▶ Challenge
Exactly reproduce the lines of the listing below from the one containing "Rebuild this chart as a Python" through the one containing "import seaborn as sns". Skip the images.

-- START Dataset records --

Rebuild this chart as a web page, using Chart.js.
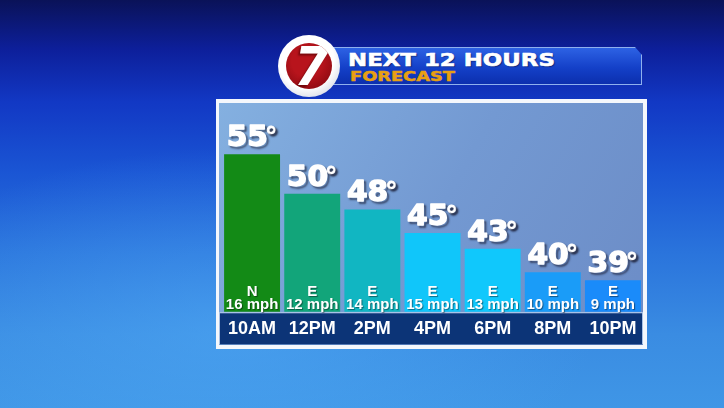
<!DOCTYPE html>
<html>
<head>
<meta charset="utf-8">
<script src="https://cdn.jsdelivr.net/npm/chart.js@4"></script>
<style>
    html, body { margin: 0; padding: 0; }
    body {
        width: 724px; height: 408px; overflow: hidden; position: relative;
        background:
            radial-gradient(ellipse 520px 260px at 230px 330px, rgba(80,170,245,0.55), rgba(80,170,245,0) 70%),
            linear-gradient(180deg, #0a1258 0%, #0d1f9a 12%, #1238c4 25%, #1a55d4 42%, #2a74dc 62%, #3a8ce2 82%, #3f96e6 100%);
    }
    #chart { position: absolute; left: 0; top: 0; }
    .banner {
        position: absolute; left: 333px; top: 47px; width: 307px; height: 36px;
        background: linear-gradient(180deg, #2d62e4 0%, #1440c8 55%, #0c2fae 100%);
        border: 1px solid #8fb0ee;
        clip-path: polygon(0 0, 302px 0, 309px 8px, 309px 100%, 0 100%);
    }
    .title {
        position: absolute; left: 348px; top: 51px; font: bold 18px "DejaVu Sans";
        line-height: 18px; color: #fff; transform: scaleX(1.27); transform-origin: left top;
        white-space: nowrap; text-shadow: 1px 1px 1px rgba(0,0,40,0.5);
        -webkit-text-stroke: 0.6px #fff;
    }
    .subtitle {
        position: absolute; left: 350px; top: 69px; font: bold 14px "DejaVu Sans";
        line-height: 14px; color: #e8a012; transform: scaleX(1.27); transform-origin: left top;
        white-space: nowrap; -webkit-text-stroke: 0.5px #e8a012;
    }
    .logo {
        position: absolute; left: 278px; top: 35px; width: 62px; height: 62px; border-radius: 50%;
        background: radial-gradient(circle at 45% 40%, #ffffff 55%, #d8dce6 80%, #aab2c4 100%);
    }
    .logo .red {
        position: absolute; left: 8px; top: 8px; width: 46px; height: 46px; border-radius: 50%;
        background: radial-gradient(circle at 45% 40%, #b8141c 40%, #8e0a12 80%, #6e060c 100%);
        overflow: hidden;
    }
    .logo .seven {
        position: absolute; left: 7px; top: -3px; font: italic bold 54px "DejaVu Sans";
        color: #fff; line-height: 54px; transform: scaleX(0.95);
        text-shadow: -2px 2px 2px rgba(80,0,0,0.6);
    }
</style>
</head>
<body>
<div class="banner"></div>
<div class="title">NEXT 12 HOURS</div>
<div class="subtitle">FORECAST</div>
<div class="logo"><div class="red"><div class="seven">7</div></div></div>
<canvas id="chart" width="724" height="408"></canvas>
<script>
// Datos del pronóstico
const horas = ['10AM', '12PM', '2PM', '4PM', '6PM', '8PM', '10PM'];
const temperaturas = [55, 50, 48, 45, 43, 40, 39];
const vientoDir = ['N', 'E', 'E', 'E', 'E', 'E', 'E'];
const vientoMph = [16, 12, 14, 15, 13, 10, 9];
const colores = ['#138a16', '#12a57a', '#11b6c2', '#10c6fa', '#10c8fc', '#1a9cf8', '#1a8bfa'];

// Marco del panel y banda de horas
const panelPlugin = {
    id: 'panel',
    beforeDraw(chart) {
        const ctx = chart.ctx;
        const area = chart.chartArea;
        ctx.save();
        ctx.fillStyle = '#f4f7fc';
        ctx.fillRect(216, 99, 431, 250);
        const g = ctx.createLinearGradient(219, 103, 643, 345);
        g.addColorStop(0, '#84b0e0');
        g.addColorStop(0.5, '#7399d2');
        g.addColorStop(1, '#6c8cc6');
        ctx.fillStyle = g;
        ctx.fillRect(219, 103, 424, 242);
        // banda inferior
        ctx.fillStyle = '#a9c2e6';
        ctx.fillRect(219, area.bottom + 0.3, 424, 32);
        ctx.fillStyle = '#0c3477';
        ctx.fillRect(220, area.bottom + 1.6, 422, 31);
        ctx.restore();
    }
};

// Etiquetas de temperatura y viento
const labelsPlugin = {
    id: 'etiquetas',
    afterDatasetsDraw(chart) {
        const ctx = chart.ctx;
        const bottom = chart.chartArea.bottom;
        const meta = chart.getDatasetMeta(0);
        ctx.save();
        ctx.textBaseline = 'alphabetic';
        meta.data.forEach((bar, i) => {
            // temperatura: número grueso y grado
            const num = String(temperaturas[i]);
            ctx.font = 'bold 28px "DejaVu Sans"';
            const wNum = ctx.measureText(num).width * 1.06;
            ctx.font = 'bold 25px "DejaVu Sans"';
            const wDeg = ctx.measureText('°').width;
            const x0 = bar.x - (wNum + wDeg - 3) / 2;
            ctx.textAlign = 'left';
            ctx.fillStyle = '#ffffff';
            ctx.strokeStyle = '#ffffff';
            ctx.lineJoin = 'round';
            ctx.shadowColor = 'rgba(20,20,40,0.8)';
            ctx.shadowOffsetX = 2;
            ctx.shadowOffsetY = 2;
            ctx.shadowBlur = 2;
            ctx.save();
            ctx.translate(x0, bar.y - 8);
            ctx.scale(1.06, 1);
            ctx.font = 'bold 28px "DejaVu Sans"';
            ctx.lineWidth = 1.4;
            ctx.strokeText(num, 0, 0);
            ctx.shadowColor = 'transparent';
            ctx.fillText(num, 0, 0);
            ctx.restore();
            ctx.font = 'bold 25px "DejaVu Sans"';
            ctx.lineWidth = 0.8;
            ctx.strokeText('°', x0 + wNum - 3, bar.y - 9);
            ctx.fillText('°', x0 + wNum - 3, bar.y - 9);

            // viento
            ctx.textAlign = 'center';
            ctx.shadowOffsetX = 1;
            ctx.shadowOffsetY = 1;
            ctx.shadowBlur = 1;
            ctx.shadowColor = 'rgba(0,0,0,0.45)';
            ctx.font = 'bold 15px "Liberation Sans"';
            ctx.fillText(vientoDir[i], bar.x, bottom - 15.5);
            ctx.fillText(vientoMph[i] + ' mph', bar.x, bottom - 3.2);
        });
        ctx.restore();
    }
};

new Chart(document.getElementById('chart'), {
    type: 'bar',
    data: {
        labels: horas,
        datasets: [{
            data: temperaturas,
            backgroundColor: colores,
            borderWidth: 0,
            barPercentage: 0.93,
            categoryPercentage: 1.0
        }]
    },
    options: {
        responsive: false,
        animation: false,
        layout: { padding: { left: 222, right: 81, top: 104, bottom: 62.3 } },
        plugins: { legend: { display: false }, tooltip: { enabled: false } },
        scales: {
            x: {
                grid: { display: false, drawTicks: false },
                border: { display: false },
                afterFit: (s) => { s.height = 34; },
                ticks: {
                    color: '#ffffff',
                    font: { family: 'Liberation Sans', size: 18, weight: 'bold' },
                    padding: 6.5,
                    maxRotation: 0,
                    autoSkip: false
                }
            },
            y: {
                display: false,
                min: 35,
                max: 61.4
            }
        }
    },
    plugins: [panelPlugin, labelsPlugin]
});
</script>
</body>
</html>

-- END Dataset records --
-- START Dataset records --

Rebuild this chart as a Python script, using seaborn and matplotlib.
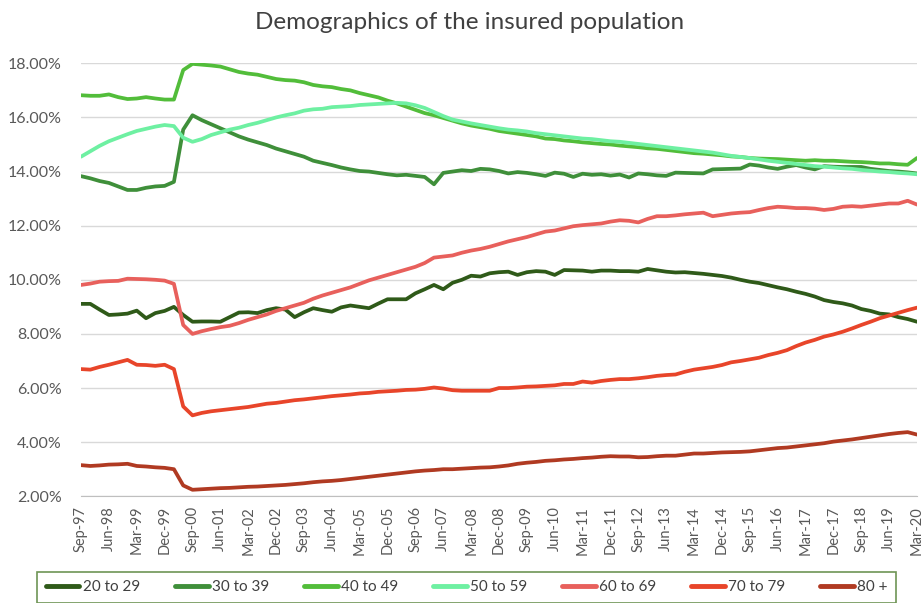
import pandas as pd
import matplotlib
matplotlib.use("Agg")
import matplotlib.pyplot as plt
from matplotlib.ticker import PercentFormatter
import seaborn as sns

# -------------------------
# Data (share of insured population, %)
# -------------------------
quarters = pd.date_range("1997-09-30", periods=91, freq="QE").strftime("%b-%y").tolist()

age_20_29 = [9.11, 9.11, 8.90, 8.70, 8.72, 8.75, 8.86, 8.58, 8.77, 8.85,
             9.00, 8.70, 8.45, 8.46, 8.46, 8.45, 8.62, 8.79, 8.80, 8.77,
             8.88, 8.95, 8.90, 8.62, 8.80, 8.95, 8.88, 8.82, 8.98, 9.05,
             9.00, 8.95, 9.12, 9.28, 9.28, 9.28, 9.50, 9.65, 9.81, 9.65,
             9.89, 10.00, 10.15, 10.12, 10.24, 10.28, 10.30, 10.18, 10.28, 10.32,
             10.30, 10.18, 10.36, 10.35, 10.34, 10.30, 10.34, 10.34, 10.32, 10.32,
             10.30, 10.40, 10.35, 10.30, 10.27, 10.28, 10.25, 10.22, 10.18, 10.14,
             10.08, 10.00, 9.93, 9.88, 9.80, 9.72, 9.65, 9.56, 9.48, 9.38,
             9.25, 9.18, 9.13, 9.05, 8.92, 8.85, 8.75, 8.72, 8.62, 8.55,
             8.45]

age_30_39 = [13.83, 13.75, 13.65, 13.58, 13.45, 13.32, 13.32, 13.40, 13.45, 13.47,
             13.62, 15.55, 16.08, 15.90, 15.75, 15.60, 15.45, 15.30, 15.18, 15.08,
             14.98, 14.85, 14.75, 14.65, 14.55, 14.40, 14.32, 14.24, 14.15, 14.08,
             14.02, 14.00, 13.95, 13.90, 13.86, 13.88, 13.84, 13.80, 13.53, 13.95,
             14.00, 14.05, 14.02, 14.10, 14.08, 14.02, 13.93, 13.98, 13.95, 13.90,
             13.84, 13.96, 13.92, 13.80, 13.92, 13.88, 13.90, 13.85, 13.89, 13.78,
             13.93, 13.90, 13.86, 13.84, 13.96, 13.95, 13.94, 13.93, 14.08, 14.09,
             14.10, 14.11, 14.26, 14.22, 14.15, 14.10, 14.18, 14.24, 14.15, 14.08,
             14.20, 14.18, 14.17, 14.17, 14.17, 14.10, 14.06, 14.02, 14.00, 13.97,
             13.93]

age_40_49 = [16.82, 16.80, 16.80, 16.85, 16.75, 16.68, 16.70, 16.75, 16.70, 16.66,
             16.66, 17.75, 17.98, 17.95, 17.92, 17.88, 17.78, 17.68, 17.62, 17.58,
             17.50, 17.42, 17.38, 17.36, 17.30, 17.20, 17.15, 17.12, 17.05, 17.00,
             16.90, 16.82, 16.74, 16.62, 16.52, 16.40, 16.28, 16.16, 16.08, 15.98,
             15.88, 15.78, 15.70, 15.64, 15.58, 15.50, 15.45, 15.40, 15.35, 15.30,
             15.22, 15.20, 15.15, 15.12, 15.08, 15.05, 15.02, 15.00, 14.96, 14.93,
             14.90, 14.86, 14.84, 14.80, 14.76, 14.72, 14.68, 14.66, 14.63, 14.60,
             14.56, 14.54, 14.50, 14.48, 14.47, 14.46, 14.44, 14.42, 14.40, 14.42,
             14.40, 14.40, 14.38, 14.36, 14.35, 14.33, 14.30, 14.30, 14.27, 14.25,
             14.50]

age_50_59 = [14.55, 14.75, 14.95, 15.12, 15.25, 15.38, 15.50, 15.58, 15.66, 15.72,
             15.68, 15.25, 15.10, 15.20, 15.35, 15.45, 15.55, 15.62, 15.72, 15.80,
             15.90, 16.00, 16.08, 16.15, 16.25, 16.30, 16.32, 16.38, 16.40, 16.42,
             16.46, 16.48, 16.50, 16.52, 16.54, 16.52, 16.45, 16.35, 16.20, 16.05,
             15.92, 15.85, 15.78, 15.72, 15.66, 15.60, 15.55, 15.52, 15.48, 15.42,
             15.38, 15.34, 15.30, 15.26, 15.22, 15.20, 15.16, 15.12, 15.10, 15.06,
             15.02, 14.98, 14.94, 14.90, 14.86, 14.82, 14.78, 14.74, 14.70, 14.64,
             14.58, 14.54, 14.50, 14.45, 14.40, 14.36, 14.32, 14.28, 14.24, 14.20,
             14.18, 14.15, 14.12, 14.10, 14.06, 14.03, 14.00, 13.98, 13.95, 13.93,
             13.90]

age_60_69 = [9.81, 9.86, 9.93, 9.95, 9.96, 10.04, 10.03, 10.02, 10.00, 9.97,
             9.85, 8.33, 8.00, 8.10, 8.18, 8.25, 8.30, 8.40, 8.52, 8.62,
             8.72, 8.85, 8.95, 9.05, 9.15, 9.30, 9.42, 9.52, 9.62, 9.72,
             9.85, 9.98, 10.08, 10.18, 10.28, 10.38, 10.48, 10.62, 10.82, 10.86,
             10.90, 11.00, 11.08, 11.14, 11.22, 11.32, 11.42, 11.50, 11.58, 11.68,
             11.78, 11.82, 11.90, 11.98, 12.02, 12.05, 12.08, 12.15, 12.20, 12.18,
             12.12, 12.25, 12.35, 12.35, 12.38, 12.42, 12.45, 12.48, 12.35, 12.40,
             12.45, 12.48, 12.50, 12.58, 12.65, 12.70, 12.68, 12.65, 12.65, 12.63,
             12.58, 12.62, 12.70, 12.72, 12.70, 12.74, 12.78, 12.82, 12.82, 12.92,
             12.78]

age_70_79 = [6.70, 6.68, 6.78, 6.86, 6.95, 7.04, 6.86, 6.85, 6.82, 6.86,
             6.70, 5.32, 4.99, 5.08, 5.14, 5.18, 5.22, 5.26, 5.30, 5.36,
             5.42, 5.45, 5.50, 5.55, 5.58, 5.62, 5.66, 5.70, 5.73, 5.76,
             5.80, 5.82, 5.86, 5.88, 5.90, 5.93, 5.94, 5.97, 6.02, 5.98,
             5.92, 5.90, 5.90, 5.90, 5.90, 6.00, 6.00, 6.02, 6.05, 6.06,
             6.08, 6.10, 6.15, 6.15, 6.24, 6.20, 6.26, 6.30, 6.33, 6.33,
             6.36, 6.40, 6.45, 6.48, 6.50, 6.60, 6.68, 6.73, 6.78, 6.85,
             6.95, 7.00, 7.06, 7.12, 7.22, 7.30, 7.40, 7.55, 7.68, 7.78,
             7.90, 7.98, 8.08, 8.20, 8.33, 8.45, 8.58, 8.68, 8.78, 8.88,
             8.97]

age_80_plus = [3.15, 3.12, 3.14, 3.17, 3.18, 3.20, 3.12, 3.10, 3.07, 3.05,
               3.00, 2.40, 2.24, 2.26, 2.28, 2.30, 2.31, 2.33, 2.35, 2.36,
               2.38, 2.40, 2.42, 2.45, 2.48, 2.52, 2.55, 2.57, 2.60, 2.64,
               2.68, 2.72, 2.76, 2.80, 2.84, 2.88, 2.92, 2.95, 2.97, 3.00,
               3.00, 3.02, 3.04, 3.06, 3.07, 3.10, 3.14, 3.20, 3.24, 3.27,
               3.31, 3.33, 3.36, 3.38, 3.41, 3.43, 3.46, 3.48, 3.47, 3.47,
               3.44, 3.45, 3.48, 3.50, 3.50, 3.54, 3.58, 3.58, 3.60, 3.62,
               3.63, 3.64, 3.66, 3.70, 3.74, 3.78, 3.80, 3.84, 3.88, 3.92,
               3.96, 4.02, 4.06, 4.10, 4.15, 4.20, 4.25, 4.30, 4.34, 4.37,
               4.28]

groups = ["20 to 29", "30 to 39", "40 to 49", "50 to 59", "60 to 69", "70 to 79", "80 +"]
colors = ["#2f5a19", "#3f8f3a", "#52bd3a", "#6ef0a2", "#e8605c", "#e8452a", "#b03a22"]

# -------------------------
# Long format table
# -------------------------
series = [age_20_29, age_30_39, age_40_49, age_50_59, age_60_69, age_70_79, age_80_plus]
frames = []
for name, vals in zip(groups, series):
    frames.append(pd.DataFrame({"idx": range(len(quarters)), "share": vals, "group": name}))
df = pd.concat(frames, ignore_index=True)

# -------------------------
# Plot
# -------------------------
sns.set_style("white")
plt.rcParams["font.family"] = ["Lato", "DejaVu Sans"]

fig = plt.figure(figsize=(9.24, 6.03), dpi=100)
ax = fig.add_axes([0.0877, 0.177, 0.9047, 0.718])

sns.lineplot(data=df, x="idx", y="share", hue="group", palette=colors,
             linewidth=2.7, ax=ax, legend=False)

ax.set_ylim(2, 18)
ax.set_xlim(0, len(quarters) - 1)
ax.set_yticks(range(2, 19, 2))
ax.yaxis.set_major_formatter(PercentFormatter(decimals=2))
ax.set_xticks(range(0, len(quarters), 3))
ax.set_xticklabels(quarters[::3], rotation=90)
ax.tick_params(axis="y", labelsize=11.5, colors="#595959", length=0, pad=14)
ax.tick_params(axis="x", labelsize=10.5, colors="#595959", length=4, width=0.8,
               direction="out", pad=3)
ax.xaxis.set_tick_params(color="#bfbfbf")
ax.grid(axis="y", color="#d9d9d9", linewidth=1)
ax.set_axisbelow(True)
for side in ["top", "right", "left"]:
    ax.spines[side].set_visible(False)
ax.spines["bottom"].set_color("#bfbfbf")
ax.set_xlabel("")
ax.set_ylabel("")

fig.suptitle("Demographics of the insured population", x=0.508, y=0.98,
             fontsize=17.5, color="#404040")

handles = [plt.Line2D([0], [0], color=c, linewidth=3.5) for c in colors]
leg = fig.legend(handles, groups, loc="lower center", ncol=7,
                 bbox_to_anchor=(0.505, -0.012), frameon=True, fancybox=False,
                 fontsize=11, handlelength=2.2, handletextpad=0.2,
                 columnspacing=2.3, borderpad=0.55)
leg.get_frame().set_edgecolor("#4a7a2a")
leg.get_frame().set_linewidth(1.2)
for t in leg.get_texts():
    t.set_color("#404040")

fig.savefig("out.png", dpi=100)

-- END Dataset records --

▶ Correct response
Rebuild this chart as a Python script, using seaborn and matplotlib.
import pandas as pd
import matplotlib
matplotlib.use("Agg")
import matplotlib.pyplot as plt
from matplotlib.ticker import PercentFormatter
import seaborn as sns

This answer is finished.